Debemos ser conscientes del deber de priorizar la inversión en mantenimiento y conservación, que evite el deterioro o pérdida del patrimonio acumulado en infraestructuras, reduciendo a la vez el tiempo que tengan que estar fuera de servicio. Con ello, no sólo nos evitaremos un mayor desembolso en su reconstrucción, sino que conseguiremos que se pueda amortizar la inversión inicial, en tiempos que no volverán a ser los pasados.
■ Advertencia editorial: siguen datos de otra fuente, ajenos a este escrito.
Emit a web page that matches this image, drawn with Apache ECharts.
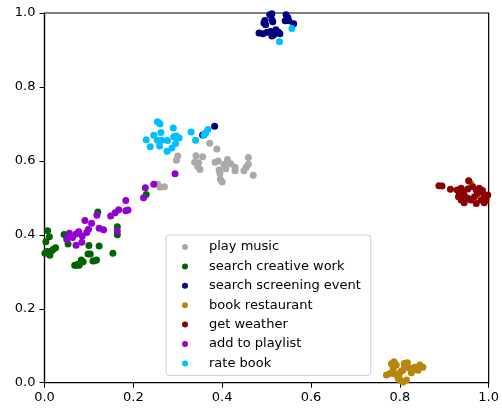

Es también necesario aumentar la inversión necesaria para la redacción de los proyectos de estas infraestructuras, en línea de lo que ocurre en otros países desarrollados. Hay que huir de tanta mala praxis ya asentada, consistente en ahorrar en tiempo y dinero allí donde no se tiene que ahorrar. Un buen proyecto es una labor delicada de realizar, y en su confección como posteriormente durante la construcción y puesta en servicio, deben emplearse las mejores metodologías técnicamente asentadas internacionalmente. Esta inversión en la redacción de proyectos proporcionará importantes y seguros ahorros durante la construcción y explotación posterior. Pero todo buen proyecto debe ir precedido de una buena planificación, que aborde los problemas mediante un cuidadoso estudio de soluciones y viabilidad, que incluya no sólo el proyecto, sino la conservación, mantenimiento y explotación a lo largo de la vida de la infraestructura.

En el caso español, la dificultad de planificar el territorio, con administraciones con competencias a menudo superpuestas, y demasiado frecuentemente descoordinadas, nos debe obligar a mantener una planificación que huya de la improvisación y sea pactada a largo plazo, creando modelos de gestión que sean más responsables en todos los ámbitos que afecten, dada la multitud de factores a atender: más información pública y más transparencia, más restricciones económicas y financieras, mayor respeto medioambiental, incremento de las necesidades sociales, más eficiencia en el desarrollo de proyectos, etcétera. Todo ello nos debe llevar hacia unos modelos de colaboración público privada, en los que cada agente aporte lo mejor que sabe y puede hacer, desarrollando planes sostenibles en el tiempo que no vengan marcados con un determinado color político y cuyo fin sea siempre el bien común de los ciudadanos.